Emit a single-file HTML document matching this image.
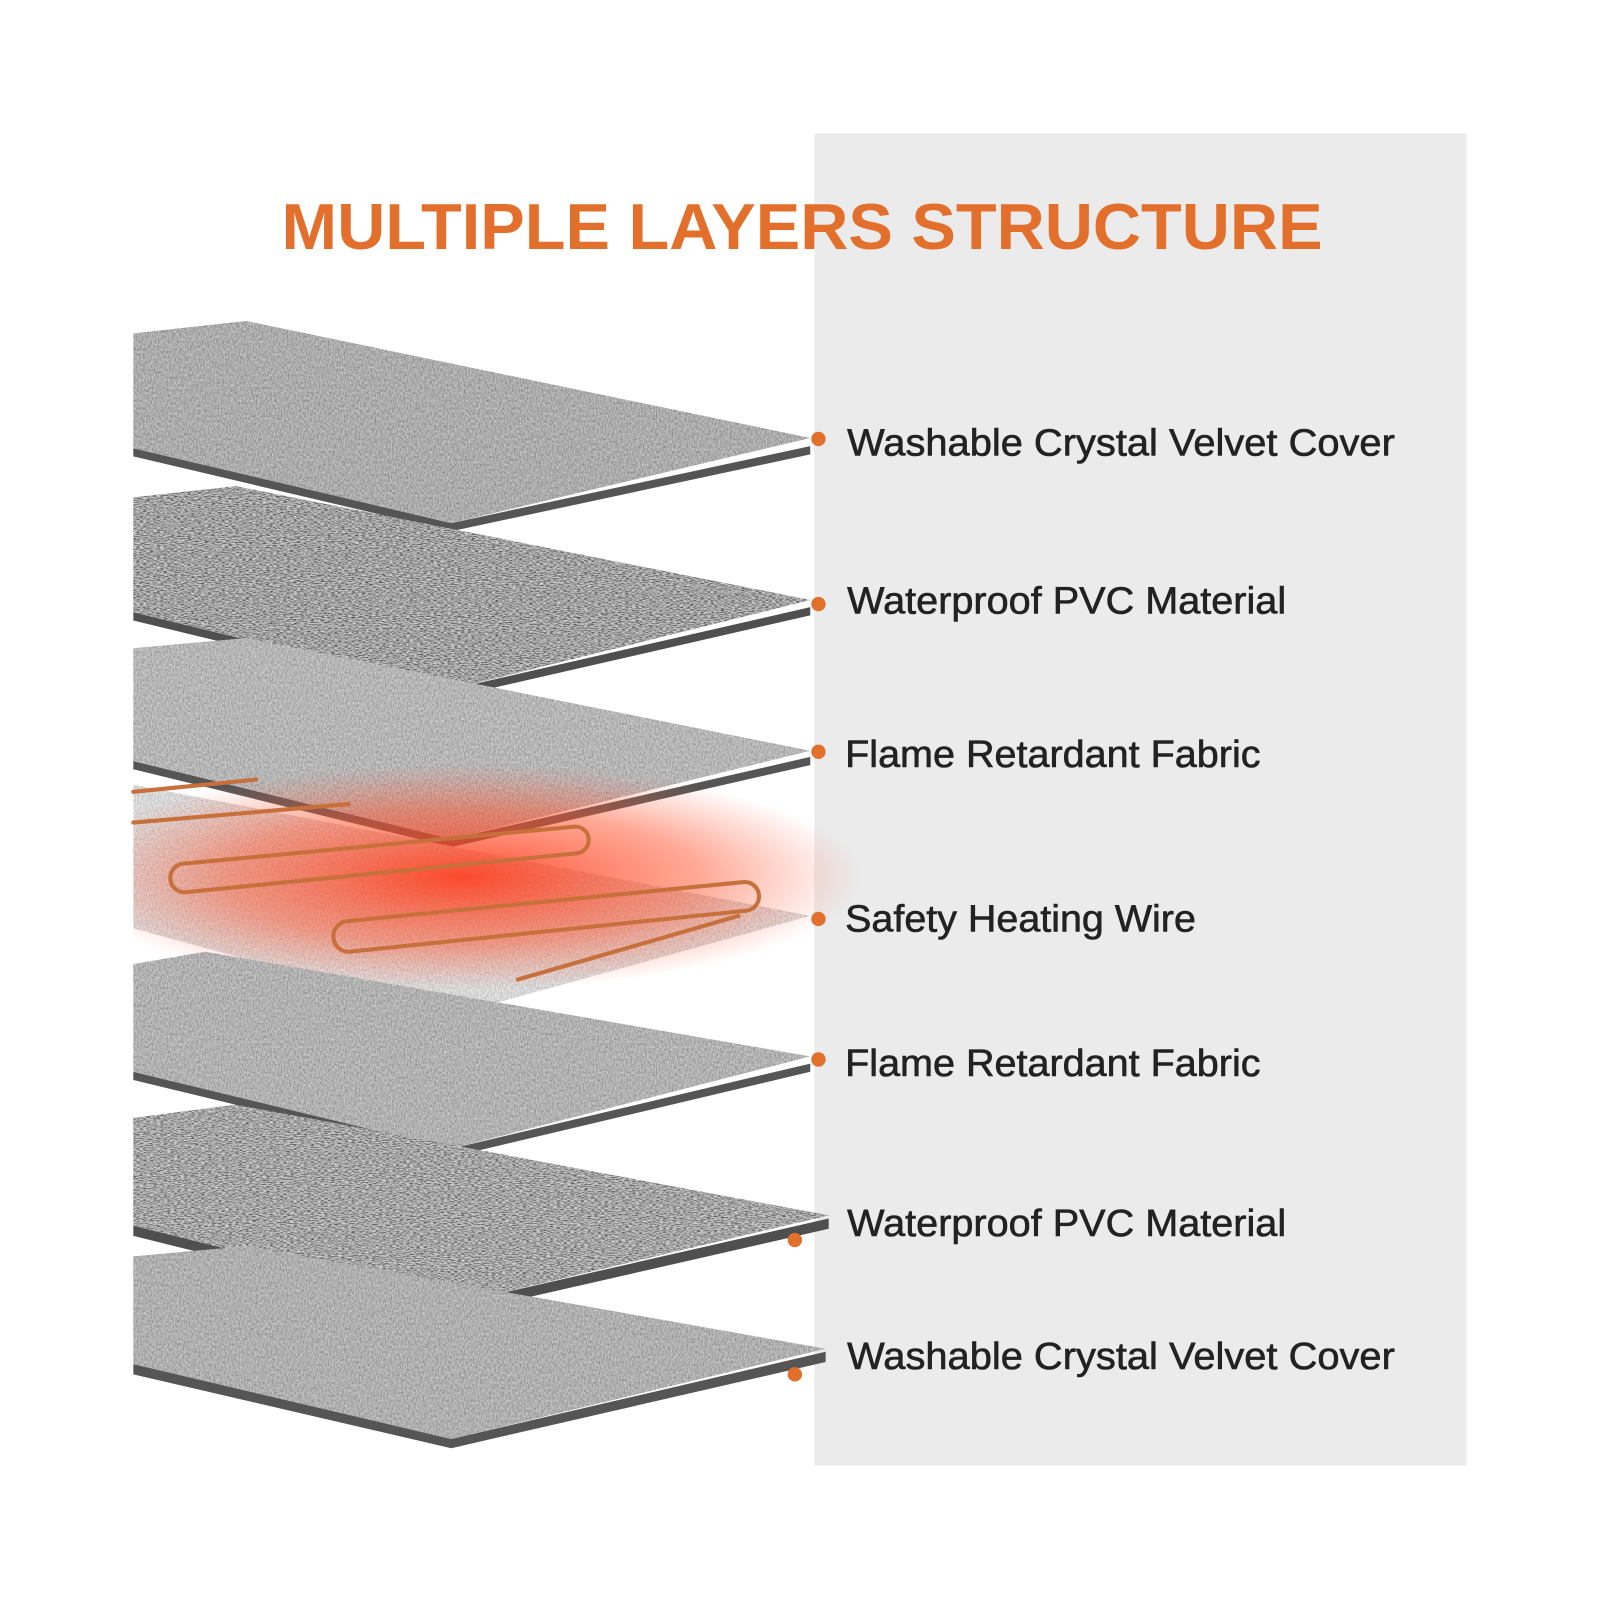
<!DOCTYPE html>
<html><head><meta charset="utf-8"><style>
html,body{margin:0;padding:0;background:#fff;}
svg{display:block;}
</style></head><body>
<svg width="1600" height="1600" viewBox="0 0 1560 1560" xmlns="http://www.w3.org/2000/svg">
<defs>
<filter id="n1" x="0" y="0" width="100%" height="100%">
<feTurbulence type="fractalNoise" baseFrequency="0.7 0.4" numOctaves="2" seed="3" result="t"/>
<feColorMatrix in="t" type="matrix" values="1.6 0 0 0 -0.3  1.6 0 0 0 -0.3  1.6 0 0 0 -0.3  0 0 0 0 0.35" result="m"/>
<feComposite in="m" in2="SourceAlpha" operator="in" result="c"/>
<feMerge><feMergeNode in="SourceGraphic"/><feMergeNode in="c"/></feMerge>
</filter>
<filter id="n2" x="0" y="0" width="100%" height="100%">
<feTurbulence type="fractalNoise" baseFrequency="0.3 1.0" numOctaves="2" seed="7" result="t"/>
<feColorMatrix in="t" type="matrix" values="2.4 0 0 0 -0.7  2.4 0 0 0 -0.7  2.4 0 0 0 -0.7  0 0 0 0 0.55" result="m"/>
<feComposite in="m" in2="SourceAlpha" operator="in" result="c"/>
<feMerge><feMergeNode in="SourceGraphic"/><feMergeNode in="c"/></feMerge>
</filter>
<radialGradient id="glow" cx="0.5" cy="0.5" r="0.5">
<stop offset="0" stop-color="#ff3a1a" stop-opacity="0.9"/>
<stop offset="0.6" stop-color="#ff5530" stop-opacity="0.5"/>
<stop offset="1" stop-color="#ff6a50" stop-opacity="0"/>
</radialGradient>
<clipPath id="cl"><rect x="130" y="700" width="720" height="320"/></clipPath>
</defs>
<rect x="0" y="0" width="1560" height="1560" fill="#fff"/>
<rect x="794" y="130" width="636" height="1299" fill="#ebebeb"/>
<text x="782" y="243" text-anchor="middle" font-family="Liberation Sans, sans-serif" font-weight="bold" font-size="63" fill="#e2702c" textLength="1015" lengthAdjust="spacingAndGlyphs">MULTIPLE LAYERS STRUCTURE</text>

<polygon points="130,437 440,510 790,435 790,443 440,518 130,445" fill="#555"/>
<polygon points="130,325 240,313 790,427 440,510 130,437" fill="#a3a3a3" filter="url(#n1)"/>
<polygon points="130,597 440,672 790,592 790,600 440,680 130,605" fill="#4f4f4f"/>
<polygon points="130,485 230,474 790,585 440,672 130,597" fill="#7c7c7c" filter="url(#n2)"/>
<polygon points="130,742 440,818 790,738 790,746 440,826 130,750" fill="#555"/>
<polygon points="130,632 240,622 790,732 440,818 130,742" fill="#b2b2b2" filter="url(#n1)"/>
<g clip-path="url(#cl)">
<polygon points="130,765 790,893 440,990 130,905" fill="#e4e4e4" filter="url(#n1)"/>
<ellipse cx="450" cy="855" rx="390" ry="110" fill="url(#glow)"/>
</g>
<g fill="none" stroke="#c8703c" stroke-width="4" stroke-linecap="round">
<path d="M130,772 L250,760 M130,802 L340,784"/>
<path d="M180,842 L560,806 A13,13 0 0 1 562,832 L180,870 A14,14 0 0 1 180,842"/>
<path d="M340,898 L725,860 A14,14 0 0 1 727,888 L340,928 A15,15 0 0 1 340,898"/>
<path d="M505,955 L720,893"/>
</g>
<polygon points="130,1045 440,1120 790,1037 790,1045 440,1128 130,1053" fill="#555"/>
<polygon points="130,940 200,928 790,1030 440,1120 130,1045" fill="#acacac" filter="url(#n1)"/>
<polygon points="130,1195 440,1272 808,1188 808,1198 440,1282 130,1205" fill="#4f4f4f"/>
<polygon points="130,1090 230,1077 808,1185 440,1272 130,1195" fill="#868686" filter="url(#n2)"/>
<polygon points="130,1330 440,1403 805,1318 805,1328 440,1412 130,1340" fill="#555"/>
<polygon points="130,1225 240,1215 805,1315 440,1403 130,1330" fill="#a9a9a9" filter="url(#n1)"/>

<g fill="#e2702c">
<circle cx="798" cy="428" r="7"/>
<circle cx="798" cy="589" r="7"/>
<circle cx="798" cy="733" r="7"/>
<circle cx="798" cy="896" r="7"/>
<circle cx="798" cy="1033" r="7"/>
<circle cx="775" cy="1209" r="7"/>
<circle cx="775" cy="1340" r="7"/>
</g>
<g font-family="Liberation Sans, sans-serif" font-size="37" fill="#222" stroke="#222" stroke-width="0.6">
<text x="826" y="444" textLength="534" lengthAdjust="spacingAndGlyphs">Washable Crystal Velvet Cover</text>
<text x="826" y="598" textLength="428" lengthAdjust="spacingAndGlyphs">Waterproof PVC Material</text>
<text x="824" y="748" textLength="405" lengthAdjust="spacingAndGlyphs">Flame Retardant Fabric</text>
<text x="824" y="908" textLength="342" lengthAdjust="spacingAndGlyphs">Safety Heating Wire</text>
<text x="824" y="1049" textLength="405" lengthAdjust="spacingAndGlyphs">Flame Retardant Fabric</text>
<text x="826" y="1205" textLength="428" lengthAdjust="spacingAndGlyphs">Waterproof PVC Material</text>
<text x="826" y="1335" textLength="534" lengthAdjust="spacingAndGlyphs">Washable Crystal Velvet Cover</text>
</g>
</svg>
</body></html>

# Exercise brief
Omit every picture, then repeat the remaining data exactly as it appears above.

# Solution for this problem
Emit a single-file HTML document matching this image.
<!DOCTYPE html>
<html><head><meta charset="utf-8"><style>
html,body{margin:0;padding:0;background:#fff;}
svg{display:block;}
</style></head><body>
<svg width="1600" height="1600" viewBox="0 0 1560 1560" xmlns="http://www.w3.org/2000/svg">
<defs>
<filter id="n1" x="0" y="0" width="100%" height="100%">
<feTurbulence type="fractalNoise" baseFrequency="0.7 0.4" numOctaves="2" seed="3" result="t"/>
<feColorMatrix in="t" type="matrix" values="1.6 0 0 0 -0.3  1.6 0 0 0 -0.3  1.6 0 0 0 -0.3  0 0 0 0 0.35" result="m"/>
<feComposite in="m" in2="SourceAlpha" operator="in" result="c"/>
<feMerge><feMergeNode in="SourceGraphic"/><feMergeNode in="c"/></feMerge>
</filter>
<filter id="n2" x="0" y="0" width="100%" height="100%">
<feTurbulence type="fractalNoise" baseFrequency="0.3 1.0" numOctaves="2" seed="7" result="t"/>
<feColorMatrix in="t" type="matrix" values="2.4 0 0 0 -0.7  2.4 0 0 0 -0.7  2.4 0 0 0 -0.7  0 0 0 0 0.55" result="m"/>
<feComposite in="m" in2="SourceAlpha" operator="in" result="c"/>
<feMerge><feMergeNode in="SourceGraphic"/><feMergeNode in="c"/></feMerge>
</filter>
<radialGradient id="glow" cx="0.5" cy="0.5" r="0.5">
<stop offset="0" stop-color="#ff3a1a" stop-opacity="0.9"/>
<stop offset="0.6" stop-color="#ff5530" stop-opacity="0.5"/>
<stop offset="1" stop-color="#ff6a50" stop-opacity="0"/>
</radialGradient>
<clipPath id="cl"><rect x="130" y="700" width="720" height="320"/></clipPath>
</defs>
<rect x="0" y="0" width="1560" height="1560" fill="#fff"/>
<rect x="794" y="130" width="636" height="1299" fill="#ebebeb"/>
<text x="782" y="243" text-anchor="middle" font-family="Liberation Sans, sans-serif" font-weight="bold" font-size="63" fill="#e2702c" textLength="1015" lengthAdjust="spacingAndGlyphs">MULTIPLE LAYERS STRUCTURE</text>

<polygon points="130,437 440,510 790,435 790,443 440,518 130,445" fill="#555"/>
<polygon points="130,325 240,313 790,427 440,510 130,437" fill="#a3a3a3" filter="url(#n1)"/>
<polygon points="130,597 440,672 790,592 790,600 440,680 130,605" fill="#4f4f4f"/>
<polygon points="130,485 230,474 790,585 440,672 130,597" fill="#7c7c7c" filter="url(#n2)"/>
<polygon points="130,742 440,818 790,738 790,746 440,826 130,750" fill="#555"/>
<polygon points="130,632 240,622 790,732 440,818 130,742" fill="#b2b2b2" filter="url(#n1)"/>
<g clip-path="url(#cl)">
<polygon points="130,765 790,893 440,990 130,905" fill="#e4e4e4" filter="url(#n1)"/>
<ellipse cx="450" cy="855" rx="390" ry="110" fill="url(#glow)"/>
</g>
<g fill="none" stroke="#c8703c" stroke-width="4" stroke-linecap="round">
<path d="M130,772 L250,760 M130,802 L340,784"/>
<path d="M180,842 L560,806 A13,13 0 0 1 562,832 L180,870 A14,14 0 0 1 180,842"/>
<path d="M340,898 L725,860 A14,14 0 0 1 727,888 L340,928 A15,15 0 0 1 340,898"/>
<path d="M505,955 L720,893"/>
</g>
<polygon points="130,1045 440,1120 790,1037 790,1045 440,1128 130,1053" fill="#555"/>
<polygon points="130,940 200,928 790,1030 440,1120 130,1045" fill="#acacac" filter="url(#n1)"/>
<polygon points="130,1195 440,1272 808,1188 808,1198 440,1282 130,1205" fill="#4f4f4f"/>
<polygon points="130,1090 230,1077 808,1185 440,1272 130,1195" fill="#868686" filter="url(#n2)"/>
<polygon points="130,1330 440,1403 805,1318 805,1328 440,1412 130,1340" fill="#555"/>
<polygon points="130,1225 240,1215 805,1315 440,1403 130,1330" fill="#a9a9a9" filter="url(#n1)"/>

<g fill="#e2702c">
<circle cx="798" cy="428" r="7"/>
<circle cx="798" cy="589" r="7"/>
<circle cx="798" cy="733" r="7"/>
<circle cx="798" cy="896" r="7"/>
<circle cx="798" cy="1033" r="7"/>
<circle cx="775" cy="1209" r="7"/>
<circle cx="775" cy="1340" r="7"/>
</g>
<g font-family="Liberation Sans, sans-serif" font-size="37" fill="#222" stroke="#222" stroke-width="0.6">
<text x="826" y="444" textLength="534" lengthAdjust="spacingAndGlyphs">Washable Crystal Velvet Cover</text>
<text x="826" y="598" textLength="428" lengthAdjust="spacingAndGlyphs">Waterproof PVC Material</text>
<text x="824" y="748" textLength="405" lengthAdjust="spacingAndGlyphs">Flame Retardant Fabric</text>
<text x="824" y="908" textLength="342" lengthAdjust="spacingAndGlyphs">Safety Heating Wire</text>
<text x="824" y="1049" textLength="405" lengthAdjust="spacingAndGlyphs">Flame Retardant Fabric</text>
<text x="826" y="1205" textLength="428" lengthAdjust="spacingAndGlyphs">Waterproof PVC Material</text>
<text x="826" y="1335" textLength="534" lengthAdjust="spacingAndGlyphs">Washable Crystal Velvet Cover</text>
</g>
</svg>
</body></html>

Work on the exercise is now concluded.